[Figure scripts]
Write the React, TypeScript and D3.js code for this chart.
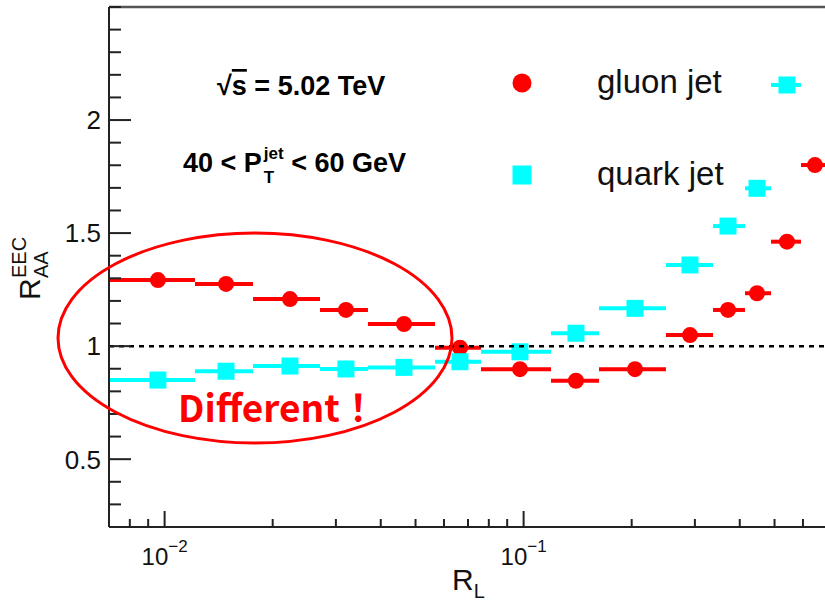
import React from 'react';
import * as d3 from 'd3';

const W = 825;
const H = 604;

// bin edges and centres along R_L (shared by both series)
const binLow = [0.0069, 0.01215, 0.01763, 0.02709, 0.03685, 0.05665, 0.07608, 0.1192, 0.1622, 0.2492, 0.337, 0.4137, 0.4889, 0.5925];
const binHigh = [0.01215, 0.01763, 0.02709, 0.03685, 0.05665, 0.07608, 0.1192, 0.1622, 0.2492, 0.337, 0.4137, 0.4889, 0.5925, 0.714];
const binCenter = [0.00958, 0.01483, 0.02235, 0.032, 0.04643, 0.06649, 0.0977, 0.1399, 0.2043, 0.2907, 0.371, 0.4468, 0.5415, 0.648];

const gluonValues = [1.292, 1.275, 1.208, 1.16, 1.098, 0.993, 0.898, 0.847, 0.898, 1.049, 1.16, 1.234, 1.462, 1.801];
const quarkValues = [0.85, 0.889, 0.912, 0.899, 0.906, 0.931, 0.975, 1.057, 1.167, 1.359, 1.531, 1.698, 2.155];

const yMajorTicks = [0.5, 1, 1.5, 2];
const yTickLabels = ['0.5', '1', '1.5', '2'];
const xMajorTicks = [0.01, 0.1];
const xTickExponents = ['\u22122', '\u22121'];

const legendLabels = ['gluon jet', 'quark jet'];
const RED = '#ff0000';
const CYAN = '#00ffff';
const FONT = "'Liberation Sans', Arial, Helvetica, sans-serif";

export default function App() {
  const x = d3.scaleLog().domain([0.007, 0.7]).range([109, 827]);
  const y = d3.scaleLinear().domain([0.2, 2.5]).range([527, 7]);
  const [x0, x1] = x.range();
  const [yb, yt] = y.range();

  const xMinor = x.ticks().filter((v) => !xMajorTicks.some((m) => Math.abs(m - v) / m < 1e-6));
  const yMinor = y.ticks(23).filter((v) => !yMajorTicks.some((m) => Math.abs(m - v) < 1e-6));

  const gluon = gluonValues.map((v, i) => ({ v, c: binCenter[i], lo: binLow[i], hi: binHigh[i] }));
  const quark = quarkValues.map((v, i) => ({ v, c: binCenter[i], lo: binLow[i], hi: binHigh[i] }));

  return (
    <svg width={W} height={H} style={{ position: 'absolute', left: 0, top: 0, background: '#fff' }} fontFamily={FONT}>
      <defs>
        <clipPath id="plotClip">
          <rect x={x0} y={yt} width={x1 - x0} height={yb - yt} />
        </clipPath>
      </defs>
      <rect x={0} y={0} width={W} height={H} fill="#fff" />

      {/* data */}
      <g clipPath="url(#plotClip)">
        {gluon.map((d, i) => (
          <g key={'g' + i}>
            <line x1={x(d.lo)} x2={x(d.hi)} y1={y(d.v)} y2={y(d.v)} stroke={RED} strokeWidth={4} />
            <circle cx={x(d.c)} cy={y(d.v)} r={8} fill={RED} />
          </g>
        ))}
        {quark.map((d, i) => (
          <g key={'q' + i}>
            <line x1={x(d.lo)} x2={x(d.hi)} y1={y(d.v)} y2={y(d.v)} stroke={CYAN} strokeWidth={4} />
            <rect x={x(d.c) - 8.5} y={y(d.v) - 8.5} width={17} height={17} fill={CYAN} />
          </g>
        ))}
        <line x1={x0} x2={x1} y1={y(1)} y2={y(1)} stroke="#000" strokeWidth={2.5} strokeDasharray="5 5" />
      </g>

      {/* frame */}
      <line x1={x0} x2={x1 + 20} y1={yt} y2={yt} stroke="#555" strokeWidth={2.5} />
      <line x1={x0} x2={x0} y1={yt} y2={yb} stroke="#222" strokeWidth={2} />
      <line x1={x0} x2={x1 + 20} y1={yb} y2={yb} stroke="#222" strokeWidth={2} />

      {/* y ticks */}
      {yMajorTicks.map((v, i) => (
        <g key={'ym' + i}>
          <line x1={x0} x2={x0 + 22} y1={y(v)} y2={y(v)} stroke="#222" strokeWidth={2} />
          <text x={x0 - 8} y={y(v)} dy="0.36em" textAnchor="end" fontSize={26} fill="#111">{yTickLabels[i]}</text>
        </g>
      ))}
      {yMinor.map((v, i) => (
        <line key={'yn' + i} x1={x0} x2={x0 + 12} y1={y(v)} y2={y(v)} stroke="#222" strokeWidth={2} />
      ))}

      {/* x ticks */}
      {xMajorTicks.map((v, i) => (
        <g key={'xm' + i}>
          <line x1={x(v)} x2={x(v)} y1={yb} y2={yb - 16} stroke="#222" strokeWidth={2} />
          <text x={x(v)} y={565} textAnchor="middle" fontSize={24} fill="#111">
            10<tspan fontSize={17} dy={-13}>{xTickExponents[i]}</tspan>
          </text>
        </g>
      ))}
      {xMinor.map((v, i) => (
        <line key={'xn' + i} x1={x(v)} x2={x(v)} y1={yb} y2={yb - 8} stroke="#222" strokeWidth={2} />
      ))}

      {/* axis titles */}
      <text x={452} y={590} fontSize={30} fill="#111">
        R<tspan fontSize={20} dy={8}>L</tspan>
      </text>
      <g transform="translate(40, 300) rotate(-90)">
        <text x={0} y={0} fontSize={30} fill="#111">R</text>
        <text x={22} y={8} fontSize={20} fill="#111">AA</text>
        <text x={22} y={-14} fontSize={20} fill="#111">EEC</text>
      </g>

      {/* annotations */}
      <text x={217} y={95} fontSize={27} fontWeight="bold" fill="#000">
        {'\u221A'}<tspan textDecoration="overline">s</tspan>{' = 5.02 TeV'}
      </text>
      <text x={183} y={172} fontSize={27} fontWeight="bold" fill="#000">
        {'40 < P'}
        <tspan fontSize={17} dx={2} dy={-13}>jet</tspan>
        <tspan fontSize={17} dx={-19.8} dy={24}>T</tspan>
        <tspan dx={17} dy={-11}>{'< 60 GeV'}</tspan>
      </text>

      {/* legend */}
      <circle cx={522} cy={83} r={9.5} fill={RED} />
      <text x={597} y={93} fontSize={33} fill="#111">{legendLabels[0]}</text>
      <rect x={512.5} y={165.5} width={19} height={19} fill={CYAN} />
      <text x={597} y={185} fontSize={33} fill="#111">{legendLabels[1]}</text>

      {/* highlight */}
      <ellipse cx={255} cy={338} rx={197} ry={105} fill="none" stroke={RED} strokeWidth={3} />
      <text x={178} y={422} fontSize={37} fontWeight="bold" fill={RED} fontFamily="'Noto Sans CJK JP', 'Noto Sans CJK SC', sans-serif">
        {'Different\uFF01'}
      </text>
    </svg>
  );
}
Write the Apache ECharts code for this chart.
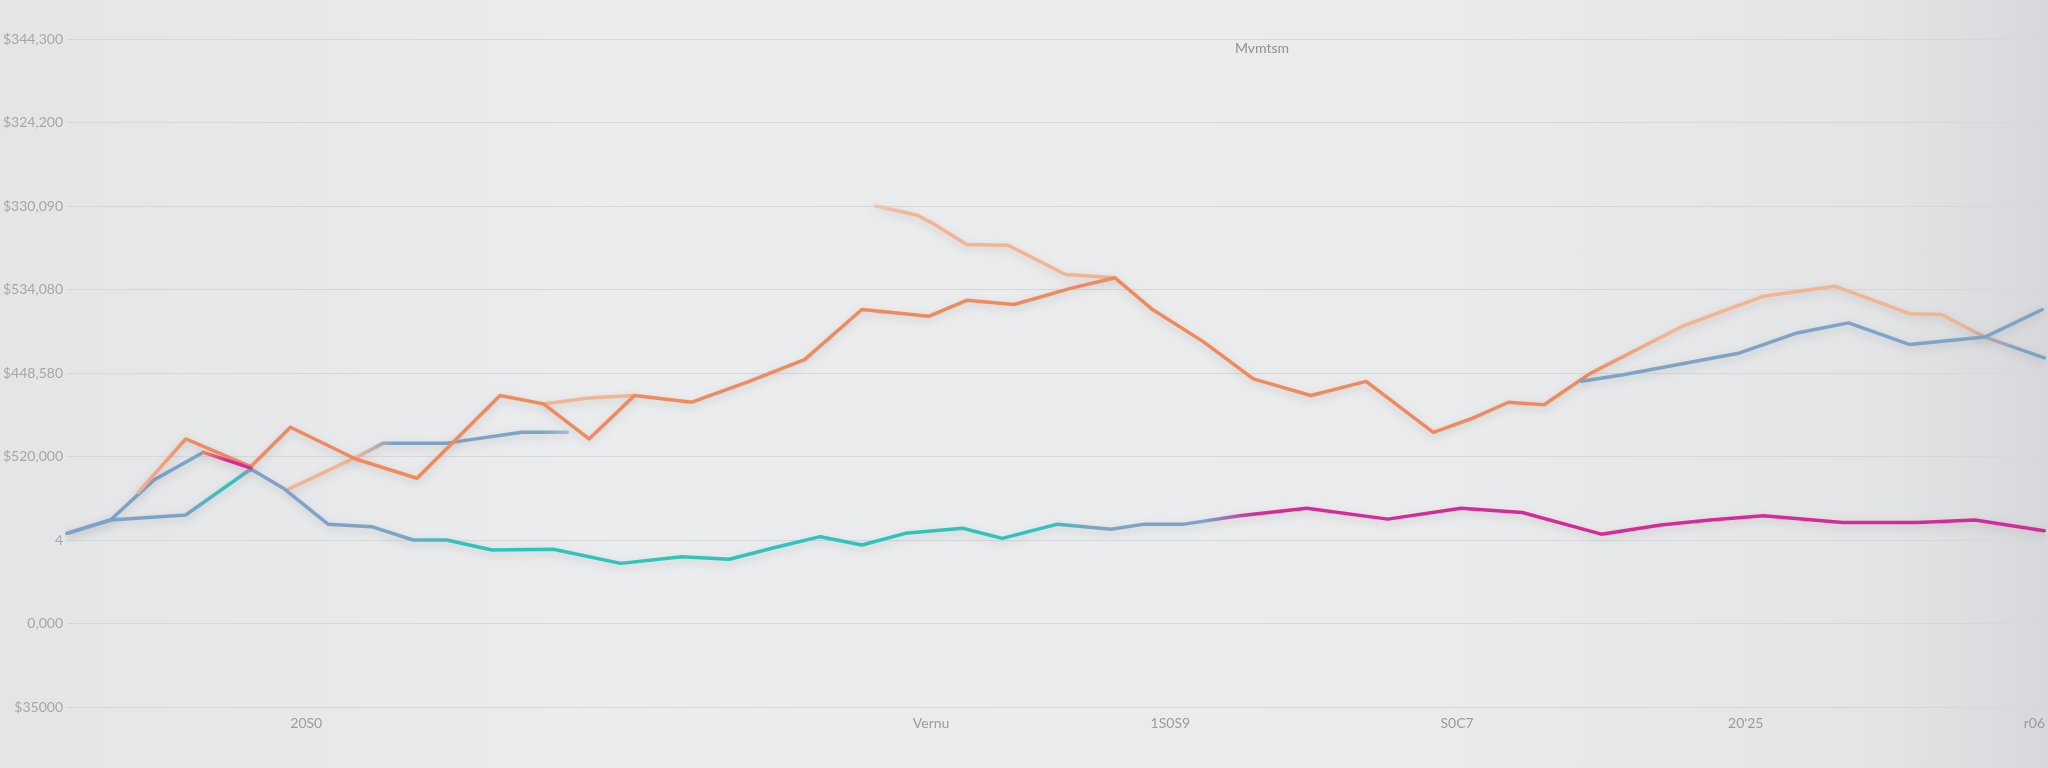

● Set exercise:
From the first line above down to the line with "const H = 604;", reproduce every line and no others, omitting pictures.

● Response to this exercise:
Write the React, TypeScript and D3.js code for this chart.
import React from 'react';
import * as d3 from 'd3';

const W = 825;
const H = 604;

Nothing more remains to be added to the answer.